How to Prepare a Company for the M&A Process to Maximize Value and Minimize Risks
Selling a company or bringing in an investor is one of the most significant moments in a founder’s business journey. The quality of preparation determines not only the price achieved but also the overall success of the transaction. In practice, many owners enter the M&A (Mergers & Acquisitions) process too late or without a proper plan, which often results in a lower valuation, extended negotiations, or even a failed deal.
Good preparation does not mean “window dressing” the company but rather a thorough organization of key areas and clear demonstration of growth potential. Importantly, a well-prepared process not only increases the chances of a successful transaction but also enhances the company’s value and operational efficiency – regardless of whether the deal ultimately takes place.
1. Strategy and “Equity Story”
An investor, whether financial or strategic, wants to understand not only how the company has performed to date, but also its long-term direction. Therefore, despite often being overshadowed by day-to-day operations, the following elements are crucial:
- A clear strategy (e.g., expansion, diversification, innovation, market consolidation)
- Identification of competitive advantages
- A strong equity story – a compelling narrative that explains the source of value and growth potential
- Clearly defined relationships with entities connected to the current owners
The company should be presented as an attractive investment project. This means proactively identifying potential weaknesses or risks, addressing them where possible, and preparing, together with financial and legal advisors, answers to difficult questions.
2. Transparent and Reliable Financial Data
During the M&A process, investors expect clear and consistent data that allows for a reliable valuation, preparation of forecasts, and synergy calculations. Business owners often exhibit a justified reluctance to disclose too much information while simultaneously maintaining high valuation expectations. Therefore, before launching the transaction process, management should ensure:
- Reliable, closed, and audited financial statements for at least the past 2–3 years
- Detailed results broken down by margin levels and business lines
- Data enabling a transparent separation of owner-related costs (common in private and family businesses) from true operating costs, followed by calculation of a normalized EBITDA
- Realistic forecasts based on a financial model
Unclear or incomplete data is one of the most common reasons for price reductions or additional contractual safeguards imposed by investors.
3. Prepared Management Team and Processes
Investors are acquiring not only a product or market presence but also the ability to scale the business further. If owners who plan to sell are also actively managing the company, it is recommended to think about succession. Key considerations include:
- A competent management board ready to lead the company for a defined period – typically several years
- Committed senior and mid-level managers
- Implemented core processes and controlling tools
- An organizational culture that supports growth
A company that is overly dependent on its owner is less attractive than one where responsibilities are well-distributed, enabling scalable operations.

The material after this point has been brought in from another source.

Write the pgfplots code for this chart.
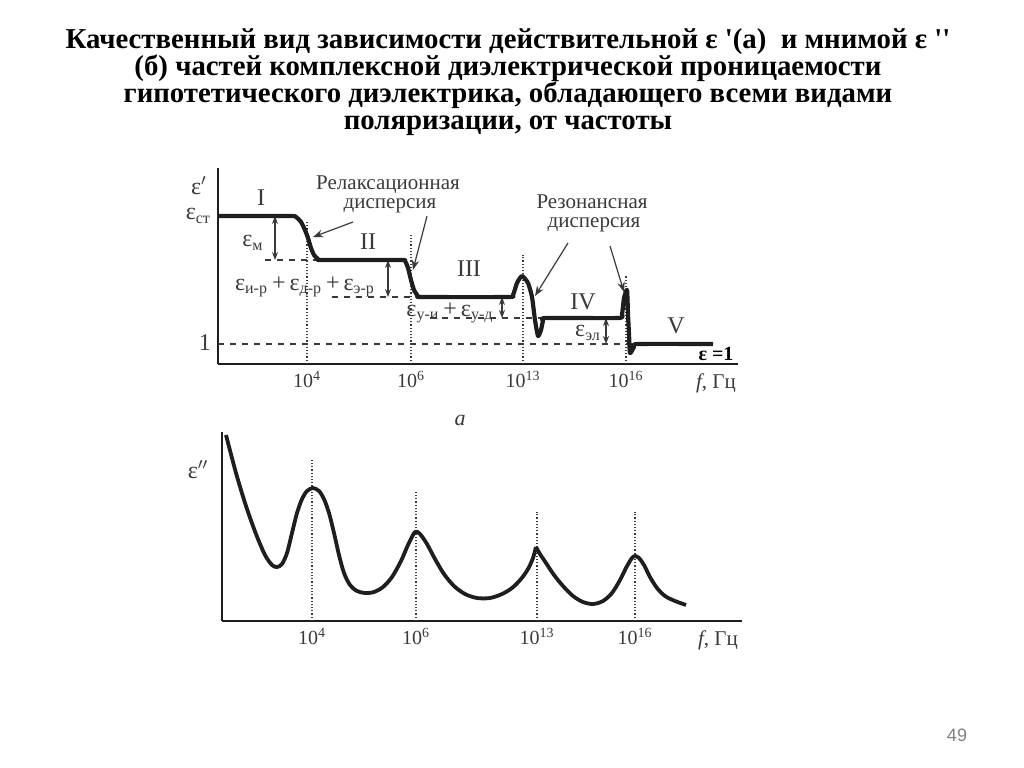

4. Realistic Valuation Expectations
A common source of misunderstanding is a valuation based solely on the owner’s expectations, often derived from the book value of assets. To avoid this:
- Obtain an early valuation using income-based and market multiple approaches applied in M&A transactions
- Understand how investors assess risk and growth potential
- Be prepared for scenarios in which part of the price is contingent on future performance (earn-out mechanisms)
A professional valuation and financial model provide a realistic foundation for price negotiations.
5. Legal and Organizational Readiness
Before starting the process, it is advisable to conduct at least a limited internal vendor due diligence, covering:
- Corporate matters and documentation
- Key contracts with customers, suppliers, and employees
- Rights to assets, intellectual property, license durability, and certifications
- Formal aspects and relationships with other group entities
- Key tax issues
Any “unexpected issue” discovered by the investor works against the seller, undermining credibility and potentially worsening transaction terms.
Summary
The M&A process is more of a marathon than a sprint. Proper preparation enables you to:
- Increase the company’s valuation
- Reduce risks during due diligence
- Strengthen the owner’s negotiation position
- Achieve the desired outcome, peace of mind, and satisfaction with the transaction
In practice, the best results are achieved by companies that start preparations many months – sometimes over a year – before initiating talks with investors. This allows time to engage the right advisors and to organize finances, resources, processes, and strategy.